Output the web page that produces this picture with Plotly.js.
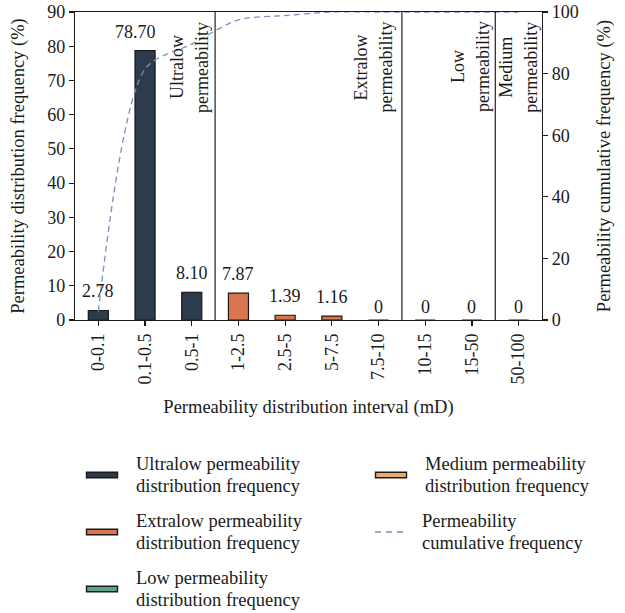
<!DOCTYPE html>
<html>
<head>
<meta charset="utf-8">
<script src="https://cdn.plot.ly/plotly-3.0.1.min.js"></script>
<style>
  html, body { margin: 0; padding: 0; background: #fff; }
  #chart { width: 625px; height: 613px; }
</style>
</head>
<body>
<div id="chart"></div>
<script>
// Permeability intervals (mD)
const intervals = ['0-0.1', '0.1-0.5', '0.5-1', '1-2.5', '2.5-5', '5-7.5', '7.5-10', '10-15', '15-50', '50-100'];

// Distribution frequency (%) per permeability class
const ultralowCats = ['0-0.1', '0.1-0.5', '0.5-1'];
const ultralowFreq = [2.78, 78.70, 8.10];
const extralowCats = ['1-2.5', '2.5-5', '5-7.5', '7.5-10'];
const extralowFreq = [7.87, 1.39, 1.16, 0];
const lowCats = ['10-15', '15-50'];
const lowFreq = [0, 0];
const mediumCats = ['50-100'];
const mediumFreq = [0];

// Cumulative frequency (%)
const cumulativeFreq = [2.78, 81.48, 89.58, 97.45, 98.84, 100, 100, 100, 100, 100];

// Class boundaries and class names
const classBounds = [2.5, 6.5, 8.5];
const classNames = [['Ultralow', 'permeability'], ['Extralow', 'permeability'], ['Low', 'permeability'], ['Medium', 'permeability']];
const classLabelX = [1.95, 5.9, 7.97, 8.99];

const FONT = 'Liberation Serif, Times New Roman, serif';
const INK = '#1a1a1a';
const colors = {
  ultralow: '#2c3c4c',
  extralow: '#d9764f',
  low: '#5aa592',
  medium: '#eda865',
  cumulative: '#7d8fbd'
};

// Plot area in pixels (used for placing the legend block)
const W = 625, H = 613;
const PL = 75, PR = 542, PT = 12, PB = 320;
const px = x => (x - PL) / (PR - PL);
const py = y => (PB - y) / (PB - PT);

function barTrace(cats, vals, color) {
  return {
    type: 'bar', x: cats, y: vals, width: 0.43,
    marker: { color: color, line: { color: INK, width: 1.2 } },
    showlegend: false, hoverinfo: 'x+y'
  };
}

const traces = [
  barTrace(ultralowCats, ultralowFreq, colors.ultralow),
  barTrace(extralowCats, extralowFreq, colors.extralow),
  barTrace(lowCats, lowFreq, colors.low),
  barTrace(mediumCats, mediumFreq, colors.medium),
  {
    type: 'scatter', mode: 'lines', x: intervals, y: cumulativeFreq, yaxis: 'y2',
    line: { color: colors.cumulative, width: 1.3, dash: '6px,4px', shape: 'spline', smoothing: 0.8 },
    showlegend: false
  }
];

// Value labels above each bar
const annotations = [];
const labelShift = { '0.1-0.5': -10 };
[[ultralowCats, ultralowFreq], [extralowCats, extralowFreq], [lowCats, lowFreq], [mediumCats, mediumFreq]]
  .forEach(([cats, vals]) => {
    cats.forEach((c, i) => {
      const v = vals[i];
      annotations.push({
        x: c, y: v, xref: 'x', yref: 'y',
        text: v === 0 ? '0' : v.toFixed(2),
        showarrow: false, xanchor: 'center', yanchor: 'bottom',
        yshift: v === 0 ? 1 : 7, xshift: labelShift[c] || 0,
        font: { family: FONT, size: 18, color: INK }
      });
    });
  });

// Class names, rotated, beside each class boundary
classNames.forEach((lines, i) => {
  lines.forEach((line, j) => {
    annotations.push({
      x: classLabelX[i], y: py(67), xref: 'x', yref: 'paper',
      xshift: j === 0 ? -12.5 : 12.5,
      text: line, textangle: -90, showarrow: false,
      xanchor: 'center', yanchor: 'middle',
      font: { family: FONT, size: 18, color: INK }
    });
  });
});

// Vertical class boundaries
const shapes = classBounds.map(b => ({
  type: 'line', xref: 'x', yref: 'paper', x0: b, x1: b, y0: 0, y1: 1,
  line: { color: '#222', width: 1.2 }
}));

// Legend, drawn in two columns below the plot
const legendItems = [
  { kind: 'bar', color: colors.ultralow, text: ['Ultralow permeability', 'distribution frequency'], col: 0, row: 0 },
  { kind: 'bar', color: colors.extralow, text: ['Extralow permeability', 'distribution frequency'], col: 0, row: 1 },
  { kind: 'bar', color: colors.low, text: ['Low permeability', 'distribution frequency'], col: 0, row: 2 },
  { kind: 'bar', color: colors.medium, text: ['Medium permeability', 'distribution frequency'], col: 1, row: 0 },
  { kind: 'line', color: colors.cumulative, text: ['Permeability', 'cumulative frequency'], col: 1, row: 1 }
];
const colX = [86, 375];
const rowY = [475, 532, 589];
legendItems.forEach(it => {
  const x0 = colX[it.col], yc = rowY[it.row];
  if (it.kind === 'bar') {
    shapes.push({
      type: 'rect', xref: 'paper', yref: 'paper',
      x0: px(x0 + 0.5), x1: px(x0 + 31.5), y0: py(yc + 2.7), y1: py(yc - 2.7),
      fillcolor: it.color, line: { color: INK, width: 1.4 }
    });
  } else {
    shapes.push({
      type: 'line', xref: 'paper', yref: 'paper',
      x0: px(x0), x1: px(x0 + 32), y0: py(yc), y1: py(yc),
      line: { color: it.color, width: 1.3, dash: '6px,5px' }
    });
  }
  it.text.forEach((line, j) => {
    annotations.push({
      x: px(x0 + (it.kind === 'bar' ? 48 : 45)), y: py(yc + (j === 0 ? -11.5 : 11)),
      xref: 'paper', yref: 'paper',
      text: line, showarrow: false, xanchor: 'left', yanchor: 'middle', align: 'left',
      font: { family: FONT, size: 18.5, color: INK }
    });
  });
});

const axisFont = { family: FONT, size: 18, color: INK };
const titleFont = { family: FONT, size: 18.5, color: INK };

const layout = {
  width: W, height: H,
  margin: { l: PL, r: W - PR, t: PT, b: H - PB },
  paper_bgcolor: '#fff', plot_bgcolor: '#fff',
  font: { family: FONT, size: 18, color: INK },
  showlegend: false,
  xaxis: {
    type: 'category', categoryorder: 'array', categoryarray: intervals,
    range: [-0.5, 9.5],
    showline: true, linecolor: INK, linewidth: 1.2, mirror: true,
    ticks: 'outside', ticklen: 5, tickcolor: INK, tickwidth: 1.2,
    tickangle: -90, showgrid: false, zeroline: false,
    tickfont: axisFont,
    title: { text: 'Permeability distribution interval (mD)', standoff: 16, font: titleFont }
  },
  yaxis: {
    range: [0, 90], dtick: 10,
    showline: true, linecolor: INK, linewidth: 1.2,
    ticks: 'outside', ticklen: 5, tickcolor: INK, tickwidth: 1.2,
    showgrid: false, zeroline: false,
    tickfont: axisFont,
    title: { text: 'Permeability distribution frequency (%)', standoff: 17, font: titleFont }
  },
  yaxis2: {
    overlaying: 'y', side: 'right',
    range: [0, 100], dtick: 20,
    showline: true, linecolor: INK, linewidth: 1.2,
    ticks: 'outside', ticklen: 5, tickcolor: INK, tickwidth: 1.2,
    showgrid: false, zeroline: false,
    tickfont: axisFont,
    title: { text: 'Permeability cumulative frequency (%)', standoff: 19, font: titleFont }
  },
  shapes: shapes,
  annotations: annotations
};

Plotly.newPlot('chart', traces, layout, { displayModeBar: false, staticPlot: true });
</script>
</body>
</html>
++++++++++++++++++++
INSTRUCTION: All of the lines above should be printed exactly, minus the pictures.

THE SOLUTION:
Output the web page that produces this picture with Plotly.js.
<!DOCTYPE html>
<html>
<head>
<meta charset="utf-8">
<script src="https://cdn.plot.ly/plotly-3.0.1.min.js"></script>
<style>
  html, body { margin: 0; padding: 0; background: #fff; }
  #chart { width: 625px; height: 613px; }
</style>
</head>
<body>
<div id="chart"></div>
<script>
// Permeability intervals (mD)
const intervals = ['0-0.1', '0.1-0.5', '0.5-1', '1-2.5', '2.5-5', '5-7.5', '7.5-10', '10-15', '15-50', '50-100'];

// Distribution frequency (%) per permeability class
const ultralowCats = ['0-0.1', '0.1-0.5', '0.5-1'];
const ultralowFreq = [2.78, 78.70, 8.10];
const extralowCats = ['1-2.5', '2.5-5', '5-7.5', '7.5-10'];
const extralowFreq = [7.87, 1.39, 1.16, 0];
const lowCats = ['10-15', '15-50'];
const lowFreq = [0, 0];
const mediumCats = ['50-100'];
const mediumFreq = [0];

// Cumulative frequency (%)
const cumulativeFreq = [2.78, 81.48, 89.58, 97.45, 98.84, 100, 100, 100, 100, 100];

// Class boundaries and class names
const classBounds = [2.5, 6.5, 8.5];
const classNames = [['Ultralow', 'permeability'], ['Extralow', 'permeability'], ['Low', 'permeability'], ['Medium', 'permeability']];
const classLabelX = [1.95, 5.9, 7.97, 8.99];

const FONT = 'Liberation Serif, Times New Roman, serif';
const INK = '#1a1a1a';
const colors = {
  ultralow: '#2c3c4c',
  extralow: '#d9764f',
  low: '#5aa592',
  medium: '#eda865',
  cumulative: '#7d8fbd'
};

// Plot area in pixels (used for placing the legend block)
const W = 625, H = 613;
const PL = 75, PR = 542, PT = 12, PB = 320;
const px = x => (x - PL) / (PR - PL);
const py = y => (PB - y) / (PB - PT);

function barTrace(cats, vals, color) {
  return {
    type: 'bar', x: cats, y: vals, width: 0.43,
    marker: { color: color, line: { color: INK, width: 1.2 } },
    showlegend: false, hoverinfo: 'x+y'
  };
}

const traces = [
  barTrace(ultralowCats, ultralowFreq, colors.ultralow),
  barTrace(extralowCats, extralowFreq, colors.extralow),
  barTrace(lowCats, lowFreq, colors.low),
  barTrace(mediumCats, mediumFreq, colors.medium),
  {
    type: 'scatter', mode: 'lines', x: intervals, y: cumulativeFreq, yaxis: 'y2',
    line: { color: colors.cumulative, width: 1.3, dash: '6px,4px', shape: 'spline', smoothing: 0.8 },
    showlegend: false
  }
];

// Value labels above each bar
const annotations = [];
const labelShift = { '0.1-0.5': -10 };
[[ultralowCats, ultralowFreq], [extralowCats, extralowFreq], [lowCats, lowFreq], [mediumCats, mediumFreq]]
  .forEach(([cats, vals]) => {
    cats.forEach((c, i) => {
      const v = vals[i];
      annotations.push({
        x: c, y: v, xref: 'x', yref: 'y',
        text: v === 0 ? '0' : v.toFixed(2),
        showarrow: false, xanchor: 'center', yanchor: 'bottom',
        yshift: v === 0 ? 1 : 7, xshift: labelShift[c] || 0,
        font: { family: FONT, size: 18, color: INK }
      });
    });
  });

// Class names, rotated, beside each class boundary
classNames.forEach((lines, i) => {
  lines.forEach((line, j) => {
    annotations.push({
      x: classLabelX[i], y: py(67), xref: 'x', yref: 'paper',
      xshift: j === 0 ? -12.5 : 12.5,
      text: line, textangle: -90, showarrow: false,
      xanchor: 'center', yanchor: 'middle',
      font: { family: FONT, size: 18, color: INK }
    });
  });
});

// Vertical class boundaries
const shapes = classBounds.map(b => ({
  type: 'line', xref: 'x', yref: 'paper', x0: b, x1: b, y0: 0, y1: 1,
  line: { color: '#222', width: 1.2 }
}));

// Legend, drawn in two columns below the plot
const legendItems = [
  { kind: 'bar', color: colors.ultralow, text: ['Ultralow permeability', 'distribution frequency'], col: 0, row: 0 },
  { kind: 'bar', color: colors.extralow, text: ['Extralow permeability', 'distribution frequency'], col: 0, row: 1 },
  { kind: 'bar', color: colors.low, text: ['Low permeability', 'distribution frequency'], col: 0, row: 2 },
  { kind: 'bar', color: colors.medium, text: ['Medium permeability', 'distribution frequency'], col: 1, row: 0 },
  { kind: 'line', color: colors.cumulative, text: ['Permeability', 'cumulative frequency'], col: 1, row: 1 }
];
const colX = [86, 375];
const rowY = [475, 532, 589];
legendItems.forEach(it => {
  const x0 = colX[it.col], yc = rowY[it.row];
  if (it.kind === 'bar') {
    shapes.push({
      type: 'rect', xref: 'paper', yref: 'paper',
      x0: px(x0 + 0.5), x1: px(x0 + 31.5), y0: py(yc + 2.7), y1: py(yc - 2.7),
      fillcolor: it.color, line: { color: INK, width: 1.4 }
    });
  } else {
    shapes.push({
      type: 'line', xref: 'paper', yref: 'paper',
      x0: px(x0), x1: px(x0 + 32), y0: py(yc), y1: py(yc),
      line: { color: it.color, width: 1.3, dash: '6px,5px' }
    });
  }
  it.text.forEach((line, j) => {
    annotations.push({
      x: px(x0 + (it.kind === 'bar' ? 48 : 45)), y: py(yc + (j === 0 ? -11.5 : 11)),
      xref: 'paper', yref: 'paper',
      text: line, showarrow: false, xanchor: 'left', yanchor: 'middle', align: 'left',
      font: { family: FONT, size: 18.5, color: INK }
    });
  });
});

const axisFont = { family: FONT, size: 18, color: INK };
const titleFont = { family: FONT, size: 18.5, color: INK };

const layout = {
  width: W, height: H,
  margin: { l: PL, r: W - PR, t: PT, b: H - PB },
  paper_bgcolor: '#fff', plot_bgcolor: '#fff',
  font: { family: FONT, size: 18, color: INK },
  showlegend: false,
  xaxis: {
    type: 'category', categoryorder: 'array', categoryarray: intervals,
    range: [-0.5, 9.5],
    showline: true, linecolor: INK, linewidth: 1.2, mirror: true,
    ticks: 'outside', ticklen: 5, tickcolor: INK, tickwidth: 1.2,
    tickangle: -90, showgrid: false, zeroline: false,
    tickfont: axisFont,
    title: { text: 'Permeability distribution interval (mD)', standoff: 16, font: titleFont }
  },
  yaxis: {
    range: [0, 90], dtick: 10,
    showline: true, linecolor: INK, linewidth: 1.2,
    ticks: 'outside', ticklen: 5, tickcolor: INK, tickwidth: 1.2,
    showgrid: false, zeroline: false,
    tickfont: axisFont,
    title: { text: 'Permeability distribution frequency (%)', standoff: 17, font: titleFont }
  },
  yaxis2: {
    overlaying: 'y', side: 'right',
    range: [0, 100], dtick: 20,
    showline: true, linecolor: INK, linewidth: 1.2,
    ticks: 'outside', ticklen: 5, tickcolor: INK, tickwidth: 1.2,
    showgrid: false, zeroline: false,
    tickfont: axisFont,
    title: { text: 'Permeability cumulative frequency (%)', standoff: 19, font: titleFont }
  },
  shapes: shapes,
  annotations: annotations
};

Plotly.newPlot('chart', traces, layout, { displayModeBar: false, staticPlot: true });
</script>
</body>
</html>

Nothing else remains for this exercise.